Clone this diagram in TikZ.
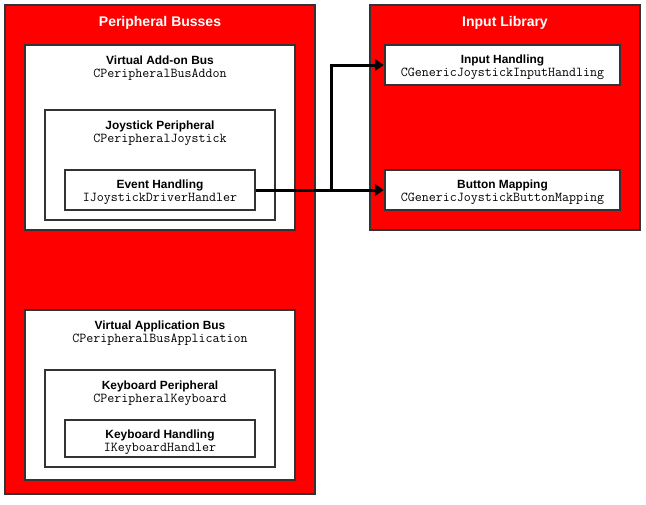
\documentclass[tikz,border=0pt]{standalone}
\usepackage{fontspec}
\setmainfont{Liberation Sans}
\usetikzlibrary{arrows.meta}
\definecolor{bordergray}{HTML}{333333}
\definecolor{busred}{HTML}{FF0000}
\begin{document}
\begin{tikzpicture}[x=1pt,y=-1pt,
  redbox/.style={draw=bordergray,line width=2.5pt,fill=busred,inner sep=0pt,rectangle},
  whitebox/.style={draw=bordergray,line width=2.5pt,fill=white,inner sep=0pt,rectangle},
  titletext/.style={anchor=base,inner sep=0pt,text=white,font=\fontsize{14}{16}\selectfont\bfseries},
  headtext/.style={anchor=base,inner sep=0pt,font=\fontsize{11.9}{14}\selectfont\bfseries},
  codetext/.style={anchor=base,inner sep=0pt,font=\fontsize{13.6}{15}\selectfont\ttfamily},
  conn/.style={draw=black,line width=3pt},
  arr/.style={conn,-{Triangle[length=9pt,width=12pt]}}
]
\useasboundingbox (0,0) rectangle (646,504);
% Peripheral Busses
\node[redbox,minimum width=310pt,minimum height=489pt] (pb) at (160,249.5) {};
\node[titletext] (pbt) at (160,26) {Peripheral Busses};
% Virtual Add-on Bus
\node[whitebox,minimum width=270pt,minimum height=185pt] (vab) at (160,137.5) {};
\node[headtext] (vabh) at (160,64) {Virtual Add-on Bus};
\node[codetext] (vabc) at (160,77) {CPeripheralBusAddon};
% Joystick Peripheral
\node[whitebox,minimum width=230pt,minimum height=110pt] (jp) at (160,165) {};
\node[headtext] (jph) at (160,129) {Joystick Peripheral};
\node[codetext] (jpc) at (160,142) {CPeripheralJoystick};
% Event Handling
\node[whitebox,minimum width=190pt,minimum height=40pt] (ev) at (160,190) {};
\node[headtext] (evh) at (160,188.5) {Event Handling};
\node[codetext] (evc) at (160,201.5) {IJoystickDriverHandler};
% Virtual Application Bus
\node[whitebox,minimum width=270pt,minimum height=170pt] (vapb) at (160,395) {};
\node[headtext] (vapbh) at (160,329) {Virtual Application Bus};
\node[codetext] (vapbc) at (160,342) {CPeripheralBusApplication};
% Keyboard Peripheral
\node[whitebox,minimum width=230pt,minimum height=97pt] (kp) at (160,418.5) {};
\node[headtext] (kph) at (160,389) {Keyboard Peripheral};
\node[codetext] (kpc) at (160,402) {CPeripheralKeyboard};
% Keyboard Handling
\node[whitebox,minimum width=190pt,minimum height=37pt] (kh) at (160,438.5) {};
\node[headtext] (khh) at (160,438.5) {Keyboard Handling};
\node[codetext] (khc) at (160,451.5) {IKeyboardHandler};
% Input Library
\node[redbox,minimum width=270pt,minimum height=225pt] (il) at (505,117.5) {};
\node[titletext] (ilt) at (505,26) {Input Library};
% Input Handling
\node[whitebox,minimum width=235pt,minimum height=40pt] (ih) at (502.5,65) {};
\node[headtext] (ihh) at (502.5,63.5) {Input Handling};
\node[codetext] (ihc) at (502.5,76.5) {CGenericJoystickInputHandling};
% Button Mapping
\node[whitebox,minimum width=235pt,minimum height=40pt] (bm) at (502.5,190) {};
\node[headtext] (bmh) at (502.5,188.5) {Button Mapping};
\node[codetext] (bmc) at (502.5,201.5) {CGenericJoystickButtonMapping};
% connectors
\coordinate (br) at (331,190);
\draw[arr] (ev.east) -- (bm.west);
\draw[arr] (br) |- (ih.west);
\end{tikzpicture}
\end{document}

^^^^^^^^^^^^^^^^

> _Objective_:
All of the data above should be transcribed verbatim, with pictures omitted.

> _Answer to the task_:
Clone this diagram in TikZ.
\documentclass[tikz,border=0pt]{standalone}
\usepackage{fontspec}
\setmainfont{Liberation Sans}
\usetikzlibrary{arrows.meta}
\definecolor{bordergray}{HTML}{333333}
\definecolor{busred}{HTML}{FF0000}
\begin{document}
\begin{tikzpicture}[x=1pt,y=-1pt,
  redbox/.style={draw=bordergray,line width=2.5pt,fill=busred,inner sep=0pt,rectangle},
  whitebox/.style={draw=bordergray,line width=2.5pt,fill=white,inner sep=0pt,rectangle},
  titletext/.style={anchor=base,inner sep=0pt,text=white,font=\fontsize{14}{16}\selectfont\bfseries},
  headtext/.style={anchor=base,inner sep=0pt,font=\fontsize{11.9}{14}\selectfont\bfseries},
  codetext/.style={anchor=base,inner sep=0pt,font=\fontsize{13.6}{15}\selectfont\ttfamily},
  conn/.style={draw=black,line width=3pt},
  arr/.style={conn,-{Triangle[length=9pt,width=12pt]}}
]
\useasboundingbox (0,0) rectangle (646,504);
% Peripheral Busses
\node[redbox,minimum width=310pt,minimum height=489pt] (pb) at (160,249.5) {};
\node[titletext] (pbt) at (160,26) {Peripheral Busses};
% Virtual Add-on Bus
\node[whitebox,minimum width=270pt,minimum height=185pt] (vab) at (160,137.5) {};
\node[headtext] (vabh) at (160,64) {Virtual Add-on Bus};
\node[codetext] (vabc) at (160,77) {CPeripheralBusAddon};
% Joystick Peripheral
\node[whitebox,minimum width=230pt,minimum height=110pt] (jp) at (160,165) {};
\node[headtext] (jph) at (160,129) {Joystick Peripheral};
\node[codetext] (jpc) at (160,142) {CPeripheralJoystick};
% Event Handling
\node[whitebox,minimum width=190pt,minimum height=40pt] (ev) at (160,190) {};
\node[headtext] (evh) at (160,188.5) {Event Handling};
\node[codetext] (evc) at (160,201.5) {IJoystickDriverHandler};
% Virtual Application Bus
\node[whitebox,minimum width=270pt,minimum height=170pt] (vapb) at (160,395) {};
\node[headtext] (vapbh) at (160,329) {Virtual Application Bus};
\node[codetext] (vapbc) at (160,342) {CPeripheralBusApplication};
% Keyboard Peripheral
\node[whitebox,minimum width=230pt,minimum height=97pt] (kp) at (160,418.5) {};
\node[headtext] (kph) at (160,389) {Keyboard Peripheral};
\node[codetext] (kpc) at (160,402) {CPeripheralKeyboard};
% Keyboard Handling
\node[whitebox,minimum width=190pt,minimum height=37pt] (kh) at (160,438.5) {};
\node[headtext] (khh) at (160,438.5) {Keyboard Handling};
\node[codetext] (khc) at (160,451.5) {IKeyboardHandler};
% Input Library
\node[redbox,minimum width=270pt,minimum height=225pt] (il) at (505,117.5) {};
\node[titletext] (ilt) at (505,26) {Input Library};
% Input Handling
\node[whitebox,minimum width=235pt,minimum height=40pt] (ih) at (502.5,65) {};
\node[headtext] (ihh) at (502.5,63.5) {Input Handling};
\node[codetext] (ihc) at (502.5,76.5) {CGenericJoystickInputHandling};
% Button Mapping
\node[whitebox,minimum width=235pt,minimum height=40pt] (bm) at (502.5,190) {};
\node[headtext] (bmh) at (502.5,188.5) {Button Mapping};
\node[codetext] (bmc) at (502.5,201.5) {CGenericJoystickButtonMapping};
% connectors
\coordinate (br) at (331,190);
\draw[arr] (ev.east) -- (bm.west);
\draw[arr] (br) |- (ih.west);
\end{tikzpicture}
\end{document}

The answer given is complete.